THE TWELVE DAYS OF CHRISTMAS
December 14
My dearest darling John:
Who ever in the whole world would dream of getting a real Partridge in a Pear Tree? How can I ever express my pleasure. Thank you a hundred times for thinking of me this way.
My love always, Agnes

December 15
Dearest John:
Today the postman brought your very sweet gift. Just imagine two turtle doves. I'm just delighted at your very thoughtful gift. They are just adorable.
All my love, Agnes

December 16
Dear John:
Oh! Aren't you the extravagant one. Now I must protest. I don't deserve such generosity, three French Hens. They are just darling but I must insist, you've been too kind.
All my love, Agnes

December 17
Dear John:
Today the postman delivered four calling birds. Now really, they are beautiful, but don't you think enough is enough. You are being too romantic.

Affectionately, Agnes
December 18

Dearest John:
What a surprise. Today the postman delivered five golden rings, one for every finger. You're just impossible, but I love it. Frankly, all these birds squawking were beginning to get on my nerves.
All my love, Agnes

December 19
Dear John:
When I opened the door today there were actually six geese laying on my front steps. So you're back to the birds again huh? These geese are huge. Where will I ever keep them? The neighbors are complaining and I can't sleep through the racket. Please stop.
Cordially, Agnes

December 20
John:
What's with you and those freaking birds??? Seven swans a swimming. What kind of joke is this? There's bird poop all over my house and they never stop the racket. I can't sleep at night and I'm a nervous wreck. It's not funny. So stop with the birds already!
Sincerely, Agnes

December 21
O.K. Buster:
I think I prefer the birds. Just what am I going to do with 8 maids a milking? It's not enough with all those birds and 8 maids a milking, but did they have to bring their cows?? There's manure all over the lawn and I can't even move in my own house! Just knock it off already!
Agnes

December 22
Hey knucklehead:
What are you? Some kind of sadist? Now there's 9 pipers playing. And do they play! They've never stopped chasing those maids since they got here.
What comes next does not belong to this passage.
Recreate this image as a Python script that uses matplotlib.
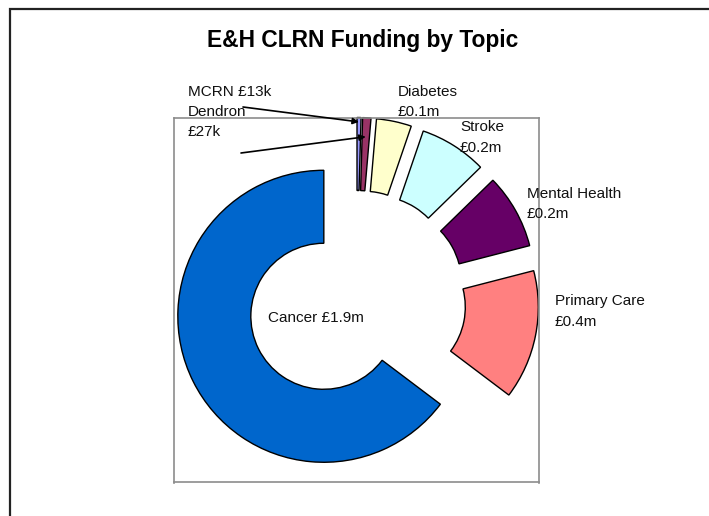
import numpy as np
import matplotlib
matplotlib.use("Agg")
import matplotlib.pyplot as plt
from matplotlib.patches import Rectangle

plt.rcParams['font.family'] = ['Liberation Sans', 'DejaVu Sans']

# Data (clockwise from 12 o'clock)
topics = ["MCRN", "Dendron", "Diabetes", "Stroke", "Mental Health", "Primary Care", "Cancer"]
funding_m = [0.013, 0.027, 0.114, 0.219, 0.243, 0.42, 1.9]
label_lines = {
    "MCRN": ["MCRN £13k"],
    "Dendron": ["Dendron", "£27k"],
    "Diabetes": ["Diabetes", "£0.1m"],
    "Stroke": ["Stroke", "£0.2m"],
    "Mental Health": ["Mental Health", "£0.2m"],
    "Primary Care": ["Primary Care", "£0.4m"],
    "Cancer": ["Cancer £1.9m"],
}
colors = ["#9999FF", "#993366", "#FFFFCC", "#CCFFFF", "#660066", "#FF8080", "#0066CC"]

W, H = 709, 516
fig = plt.figure(figsize=(W / 100, H / 100), dpi=100)

def fx(px):
    return px / W

def fy(py):
    return 1 - py / H

# outer chart border (extends past right/bottom edge)
fig.patches.append(Rectangle((fx(10), fy(600)), 1.2, fy(9) - fy(600),
                             transform=fig.transFigure, fill=False,
                             edgecolor="#222222", linewidth=1.6))

ax = fig.add_axes([fx(174), fy(483), (539 - 174) / W, (483 - 117) / H])
explode = [0.25] * len(funding_m)
wedges, _ = ax.pie(funding_m, colors=colors, startangle=90, counterclock=False,
                   radius=1.0, explode=explode,
                   wedgeprops=dict(width=0.5, edgecolor="black", linewidth=1.0))
ax.set_xlim(-1.25, 1.25)
ax.set_ylim(-1.25, 1.25)
ax.set_aspect('equal', adjustable='box')
ax.set_frame_on(True)
for s in ax.spines.values():
    s.set_edgecolor("#8c8c8c")
    s.set_linewidth(1.2)
ax.set_xticks([])
ax.set_yticks([])

# title
fig.text(fx(362.5), fy(47), "E&H CLRN Funding by Topic", ha="center", va="baseline",
         fontsize=16.4, fontweight="bold")

# labels (left x, first baseline y in pixels) - layout positions
label_pos = {
    "MCRN": (188, 96),
    "Dendron": (188, 116),
    "Diabetes": (398, 96),
    "Stroke": (460, 131),
    "Mental Health": (527, 198),
    "Primary Care": (555, 305),
    "Cancer": (268, 322),
}
line_gap = 20.5
for t in topics:
    x0, y0 = label_pos[t]
    for i, line in enumerate(label_lines[t]):
        fig.text(fx(x0), fy(y0 + i * line_gap), line, ha="left", va="baseline",
                 fontsize=11, color="#111111")

# leader arrows for the two tiny slices
def wedge_point(w, frac):
    th = np.deg2rad((w.theta1 + w.theta2) / 2)
    cx, cy = w.center
    return (cx + frac * np.cos(th), cy + frac * np.sin(th))

arrow_specs = [(0, 0.97, (243, 107)), (1, 0.87, (241, 153))]
for idx, frac, (sx, sy) in arrow_specs:
    target = wedge_point(wedges[idx], frac)
    ax.annotate("", xy=target, xycoords="data",
                xytext=(fx(sx), fy(sy)), textcoords="figure fraction",
                arrowprops=dict(arrowstyle="-|>", color="black", lw=1.2,
                                mutation_scale=9, shrinkA=0, shrinkB=0),
                annotation_clip=False)

fig.savefig("out.png", dpi=100)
The cows are getting upset and they're stepping all over those screeching birds! What am I going to do? The neighbors have started a petition to evict me.
You'll get yours! Agnes

December 23

You rotten.....:
Now there's 10 ladies dancing. I don't know why I call them ladies. They've been going at it with those pipers all night long. Now the cows can't sleep and they've got diarrhea. My living room is a river of manure. The Commissioner of Buildings has subpoenaed me to give cause why the building shouldn't be condemned. I'm calling the police on you!
Agnes

December 24
Listen up you Jerk:
What's with those 11 lords a leaping on those maids and ladies? Some of those broads may never walk again. Those pipers ran through the maids and have now started on the cows. All twenty three of the birds are dead. They were trampled to death in the orgy. I hope you're satisfied, you rotten vicious swine.
Your sworn enemy, Agnes

December 25
Dear Sir:
This is to acknowledge your latest gift of 12 fiddlers fiddling which you have seen fit to inflict on our client, Miss Agnes McHolstein. The destruction, of course, was total. All correspondence should come to our attention. If you should attempt to reach Miss McHolstein at Happy Dale Sanitarium, the attendants have been instructed to shoot you on sight. With this letter please find attached a warrant for your arrest.
Cordially,
Law Offices of Badger, Bender and Chloe
MERRY CHRISTMAS!!❤


----------



## RadishRose (Dec 23, 2019)

Hilarious!!!


----------